1. jan 30, 2023
entry #1! great! although it looks kinda gloomy for a journal that's not supposed to be exclusively full of depressing things.
i don't think anyone cares but me. but it's kinda silly of me to just keep changing blogging sites/pages. i guess i have the freedom to do so... i just needed an outlet where it's safe for me to do so when journaling on my phone or wherever else is not enough.
the convenience of social media is nice, but it's too...open for me at times, even on tumblr. even if it's some small blogging site. it's too open. even though i know no one really actually reads my posts. i get anxious thinking that there's a chance that someone would be able to find what i'm saying and responding to it. and i know that it's the web. i know if i truly didn't want people to see my posts, i should private my accounts or i shouldn't post it at all. but idk there is still a part of me that still wants to be heard by someone, i just want to make it smaller. so that's why this is here.
this is like a void. or at least i hope so. because i'm tired of censoring myself and worrying whether i sound too pathetic or whiny or bitter or stupid or cringy. or whether i tagged or gave enough warnings so i don't accidentally a follower esp mutual. and i guess i'm tired of writing for an imagined audience and hoping that someone who follows me would read it and show they care in some way.
really pathetic stuff, but i guess i'm doing something about it, whether it's actually better or not is a different question.
but whatever. on i guess a more postive note albeit pretty anxiety-inducing, i don't work at my current job after next friday! gave my two week notice last thursday. so i hope the future will be kind to me as i need to relax and recover for an indefinite amout of time. i just felt like i was barely living almost every week only to start revitalizing during the weekends and start dying once again when sunday ends. i know i'm in a lucky situation to where i am able to do this, so i hope i'm able to figure out what i want to do in the future soon...
really i'm just excited to spend more time with bf... it was only about a year ago where we actually got spend time together esp all day and that was mostly during the weekends. well many of the weekends. he works long hours several days either day or night shift. and i work m-f evenings. and each time we spend together is not enough. it always feels too short. he's away too long and always tired. i'm always tired too. it's probably not healthy, but i just start feeling more alive little by little whenever i'm around him. i start to remember how to live again.
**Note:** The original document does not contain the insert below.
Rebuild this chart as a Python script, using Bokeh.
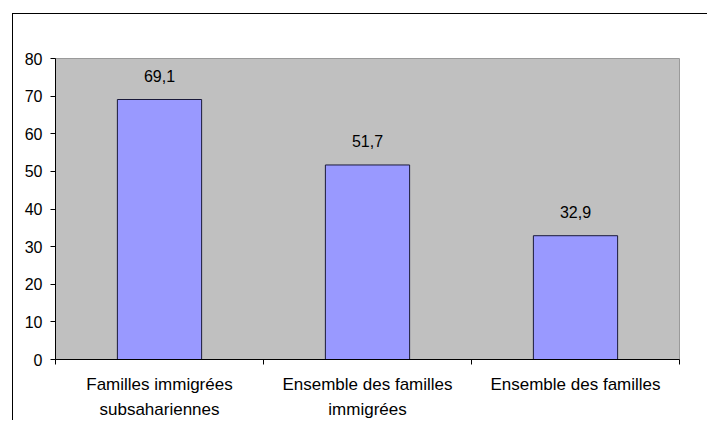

i especially just hope that i will regain the energy to start recovering my health and motivation to do things. sitting at my desk for several hours a week is not the worst thing in the world, but god does my body hate it lol. maybe i should've asked to switch to a day shift too... but oh well, i'm done. i just want to remember why it's better to keep living. even if the world is going to shit. i just hope i get to be able to for a long while.